Be A Light Unto Yourself

"Therefore, Ananda, be a lamp unto yourself, be a refuge to yourself.  Take yourself to no external refuge. Hold fast to the Truth as a lamp; hold fast to the Truth as a refuge. Look not for a refuge in anyone beside yourself. And those, Ananda, who either now or after I am dead shall be a lamp unto themselves, who take themselves to no external refuge, but holding fast to the Truth as their lamp, and holding fast to the Truth as their refuge, shall not look for refuge to anyone beside themselves, it is they who shall reach the highest goal."
-- Mahaparinibbana Sutta


You Can Be a Light Unto Yourself... 
To be aware is to watch your bodily activity, the way you walk, the way you sit, the movements of your hands: it is to hear the words you use, to observe all your thoughts, all your emotions, all your reactions. It includes awareness of the unconscious, with its traditions, its instinctual knowledge, and the immense sorrow it has accumulated—not only personal sorrow, but the sorrow of man. You have to be aware of all that; and you cannot be aware of it if you are merely judging, evaluating, saying, "This is good and that is bad, this I will keep and that I will reject," all of which only makes the mind dull, insensitive.

From awareness comes attention. Attention flows from awareness when in that awareness there is no choice, no personal choosing, no experiencing... but merely observing. And, to observe, you must have in the mind a great deal of space. A mind that is caught in ambition, greed, envy, in the pursuit of pleasure and self-fulfillment, with its inevitable sorrow, pain, despair, and anguish—such a mind has no space in which to observe, to attend. It is crowded with its own desires, going round and round in its own backwaters of reaction. You cannot attend if your mind is not highly sensitive, sharp, reasonable, logical, sane, and healthy, without the slightest shadow of neuroticism. The mind has to explore every corner of itself, leaving no spot uncovered, because if there is a single dark corner of one's mind which one is afraid to explore, from that springs illusion...
It is only in the state of attention that you can be a light unto yourself, and then every action of your daily life springs from that light—every action—whether you are doing your job, cooking, going for a walk, mending clothes, or what you will. This whole process is meditation...  J. Krishnamurti 


Attunement
I've been delving deep into my psyche lately and developing a whole new thing that I call Attunement.  It starts early in the morning, as soon as you open your eyes and begin to remember your dreams. 

Creating your reality begins with creating your day, and creating your day means waking up to the reality that you are a powerful being whose choices effect the outcome of everything that happens.  If I wake up before the sun and begin my journaling early enough I can get in two lovely solitary hours of self programming before the rest of the world has even started to think about their morning coffee.  As always it is the early bird who catches the worm... these precious hours at dawn find my mind lucid.  Spirit seems to send  lessons for me often, a dream, an insight, a passage from a book, finding a great new website, doors swing open and I happily absorb it into my day.  Now I want to start sharing that as it comes so that it can become part of your day too.

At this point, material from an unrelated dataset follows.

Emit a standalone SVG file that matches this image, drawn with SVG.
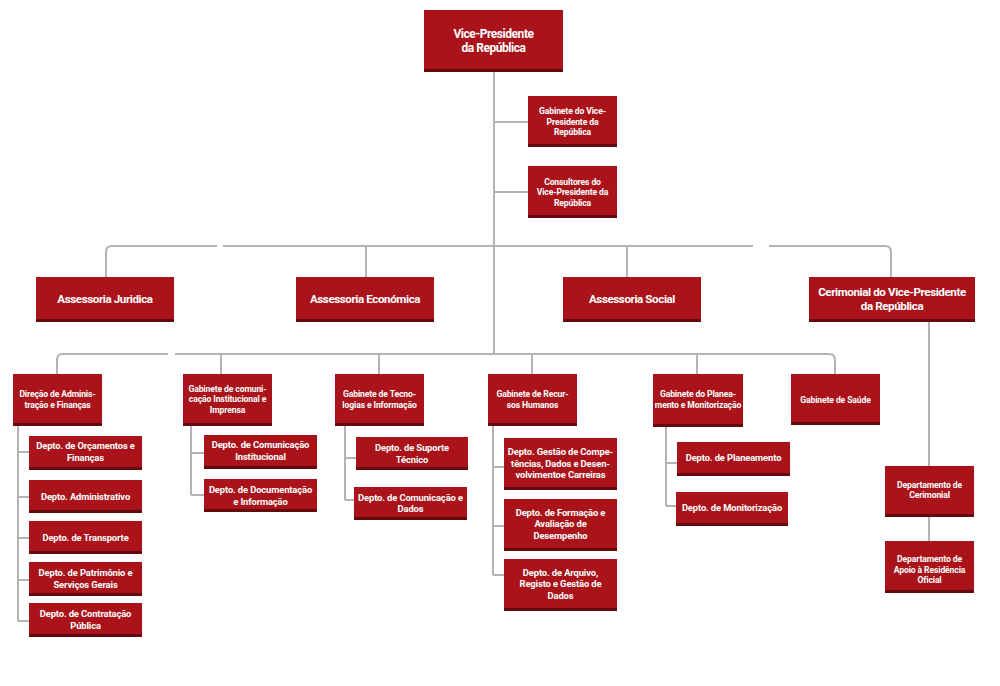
<svg xmlns="http://www.w3.org/2000/svg" width="1000" height="686" viewBox="0 0 1000 686">
<style>
.b{fill:#a91319}
.s{fill:#640a0d}
.c{fill:none;stroke:#b3b3b3;stroke-width:2}
text{font-family:Roboto,"Liberation Sans",sans-serif;font-weight:700;fill:#ffffff;text-anchor:middle}
.t1{font-size:12px;letter-spacing:-0.45px}
.t2{font-size:11.6px;letter-spacing:-0.4px}
.t3{font-size:8.6px;letter-spacing:-0.12px}
.t4{font-size:9.4px;letter-spacing:-0.12px}
</style>
<rect width="1000" height="686" fill="#ffffff"/>
<g id="connectors" class="c">
<path d="M494 72V354"/>
<path d="M494 122H528M494 192H528"/>
<path d="M106 277V252q0-6 6-6H217M223 246H753M769 246H885q6 0 6 6V277"/>
<path d="M366 246V277M627 246V277"/>
<path d="M57 374V360q0-6 6-6H168M175 354H829q6 0 6 6V374"/>
<path d="M221 354V374M379 354V374M532 354V374M697 354V374"/>
<path d="M929 322V466M929 517V541"/>
<path d="M18 426V621M18 452H29M18 497H29M18 538H29M18 580H29M18 621H29"/>
<path d="M191 426V495M191 453H204M191 495H204"/>
<path d="M345 426V500M345 458H356M345 500H354"/>
<path d="M493 426V575M493 467H504M493 526H504M493 575H504"/>
<path d="M666 427V506M666 463H677M666 506H676"/>
</g>
<g id="vp"><rect class="b" x="424" y="10" width="139" height="62"/><rect class="s" x="424" y="69" width="139" height="3"/><text class="t1" x="493.5" y="38">Vice-Presidente</text><text class="t1" x="493.5" y="52">da República</text></g>
<g id="gabinete-vp"><rect class="b" x="528" y="96" width="89" height="51"/><rect class="s" x="528" y="144" width="89" height="3"/><text class="t3" x="572.5" y="114">Gabinete do Vice-</text><text class="t3" x="572.5" y="124.5">Presidente da</text><text class="t3" x="572.5" y="135">República</text></g>
<g id="consultores"><rect class="b" x="528" y="166" width="89" height="52"/><rect class="s" x="528" y="215" width="89" height="3"/><text class="t3" x="572.5" y="184.5">Consultores do</text><text class="t3" x="572.5" y="195">Vice-Presidente da</text><text class="t3" x="572.5" y="205.5">República</text></g>
<g id="juridica"><rect class="b" x="36" y="277" width="138" height="45"/><rect class="s" x="36" y="319" width="138" height="3"/><text class="t2" x="105" y="302.5">Assessoria Juridica</text></g>
<g id="economica"><rect class="b" x="296" y="277" width="138" height="45"/><rect class="s" x="296" y="319" width="138" height="3"/><text class="t2" x="365" y="302.5">Assessoria Económica</text></g>
<g id="social"><rect class="b" x="563" y="277" width="138" height="45"/><rect class="s" x="563" y="319" width="138" height="3"/><text class="t2" x="632" y="302.5">Assessoria Social</text></g>
<g id="cerimonial"><rect class="b" x="809" y="277" width="166" height="45"/><rect class="s" x="809" y="319" width="166" height="3"/><text class="t2" x="892" y="296">Cerimonial do Vice-Presidente</text><text class="t2" x="892" y="309.5">da República</text></g>
<g id="direcao"><rect class="b" x="13" y="374" width="89" height="52"/><rect class="s" x="13" y="423" width="89" height="3"/><text class="t3" x="57.5" y="397">Direção de Adminis-</text><text class="t3" x="57.5" y="407.5">tração e Finanças</text></g>
<g id="comunicacao"><rect class="b" x="183" y="374" width="89" height="52"/><rect class="s" x="183" y="423" width="89" height="3"/><text class="t3" x="227.5" y="391.5">Gabinete de comuni-</text><text class="t3" x="227.5" y="402">cação Institucional e</text><text class="t3" x="227.5" y="412.5">Imprensa</text></g>
<g id="tecnologias"><rect class="b" x="335" y="374" width="89" height="52"/><rect class="s" x="335" y="423" width="89" height="3"/><text class="t3" x="379.5" y="397">Gabinete de Tecno-</text><text class="t3" x="379.5" y="407.5">logias e Informação</text></g>
<g id="recursos"><rect class="b" x="488" y="374" width="89" height="52"/><rect class="s" x="488" y="423" width="89" height="3"/><text class="t3" x="532.5" y="397">Gabinete de Recur-</text><text class="t3" x="532.5" y="407.5">sos Humanos</text></g>
<g id="planeamento"><rect class="b" x="653" y="374" width="90" height="53"/><rect class="s" x="653" y="424" width="90" height="3"/><text class="t3" x="698" y="397">Gabinete do Planea-</text><text class="t3" x="698" y="407.5">mento e Monitorização</text></g>
<g id="saude"><rect class="b" x="791" y="374" width="89" height="51"/><rect class="s" x="791" y="422" width="89" height="3"/><text class="t3" x="835.5" y="403">Gabinete de Saúde</text></g>
<g id="orcamentos"><rect class="b" x="29" y="436" width="113" height="34"/><rect class="s" x="29" y="467" width="113" height="3"/><text class="t4" x="85.5" y="449">Depto. de Orçamentos e</text><text class="t4" x="85.5" y="460.5">Finanças</text></g>
<g id="administrativo"><rect class="b" x="29" y="480" width="113" height="33"/><rect class="s" x="29" y="510" width="113" height="3"/><text class="t4" x="85.5" y="499.5">Depto. Administrativo</text></g>
<g id="transporte"><rect class="b" x="29" y="521" width="113" height="33"/><rect class="s" x="29" y="551" width="113" height="3"/><text class="t4" x="85.5" y="540.5">Depto. de Transporte</text></g>
<g id="patrimonio"><rect class="b" x="29" y="562" width="113" height="34"/><rect class="s" x="29" y="593" width="113" height="3"/><text class="t4" x="85.5" y="576">Depto. de Patrimônio e</text><text class="t4" x="85.5" y="587.5">Serviços Gerais</text></g>
<g id="contratacao"><rect class="b" x="29" y="603" width="113" height="34"/><rect class="s" x="29" y="634" width="113" height="3"/><text class="t4" x="85.5" y="617">Depto. de Contratação</text><text class="t4" x="85.5" y="628.5">Pública</text></g>
<g id="com-institucional"><rect class="b" x="204" y="435" width="113" height="34"/><rect class="s" x="204" y="466" width="113" height="3"/><text class="t4" x="260.5" y="448">Depto. de Comunicação</text><text class="t4" x="260.5" y="459.5">Institucional</text></g>
<g id="documentacao"><rect class="b" x="204" y="479" width="113" height="33"/><rect class="s" x="204" y="509" width="113" height="3"/><text class="t4" x="260.5" y="493">Depto. de Documentação</text><text class="t4" x="260.5" y="504.5">e Informação</text></g>
<g id="suporte"><rect class="b" x="356" y="437" width="112" height="33"/><rect class="s" x="356" y="467" width="112" height="3"/><text class="t4" x="412" y="451">Depto. de Suporte</text><text class="t4" x="412" y="462.5">Técnico</text></g>
<g id="com-dados"><rect class="b" x="354" y="487" width="113" height="33"/><rect class="s" x="354" y="517" width="113" height="3"/><text class="t4" x="410.5" y="500.5">Depto. de Comunicação e</text><text class="t4" x="410.5" y="512">Dados</text></g>
<g id="competencias"><rect class="b" x="504" y="438" width="113" height="52"/><rect class="s" x="504" y="487" width="113" height="3"/><text class="t4" x="560.5" y="455">Depto. Gestão de Compe-</text><text class="t4" x="560.5" y="466.5">tências, Dados e Desen-</text><text class="t4" x="560.5" y="478">volvimentoe Carreiras</text></g>
<g id="formacao"><rect class="b" x="504" y="499" width="113" height="52"/><rect class="s" x="504" y="548" width="113" height="3"/><text class="t4" x="560.5" y="515.5">Depto. de Formação e</text><text class="t4" x="560.5" y="527">Avaliação de</text><text class="t4" x="560.5" y="538.5">Desempenho</text></g>
<g id="arquivo"><rect class="b" x="504" y="559" width="113" height="52"/><rect class="s" x="504" y="608" width="113" height="3"/><text class="t4" x="560.5" y="575.5">Depto. de Arquivo,</text><text class="t4" x="560.5" y="587">Registo e Gestão de</text><text class="t4" x="560.5" y="598.5">Dados</text></g>
<g id="dep-planeamento"><rect class="b" x="677" y="442" width="113" height="34"/><rect class="s" x="677" y="473" width="113" height="3"/><text class="t4" x="733.5" y="461">Depto. de Planeamento</text></g>
<g id="monitorizacao"><rect class="b" x="676" y="492" width="112" height="34"/><rect class="s" x="676" y="523" width="112" height="3"/><text class="t4" x="732" y="511">Depto. de Monitorização</text></g>
<g id="dep-cerimonial"><rect class="b" x="885" y="466" width="89" height="51"/><rect class="s" x="885" y="514" width="89" height="3"/><text class="t3" x="929.5" y="487.5">Departamento de</text><text class="t3" x="929.5" y="498">Cerimonial</text></g>
<g id="apoio"><rect class="b" x="885" y="541" width="89" height="52"/><rect class="s" x="885" y="590" width="89" height="3"/><text class="t3" x="929.5" y="562">Departamento de</text><text class="t3" x="929.5" y="572.5">Apoio à Residência</text><text class="t3" x="929.5" y="583">Oficial</text></g>
</svg>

You enter the forest at the darkest point,
where there is no path.
Where there is a way or a path,
it is someone else’s path.
You are not on your own path.
If you follow someone else’s way, you are not going to realize your potential.


     
"In the pursuit of knowledge, Every day something is added. In the practice of the Way, Every day something is dropped. Less and less do you need to force things, Until finally you arrive at non-action. When nothing is done, Nothing is left undone. Go up when the water goes up and down when the water goes down. There is a benevolent force flowing through all reality. When you are aligned with that force, you move forward with tremendous power."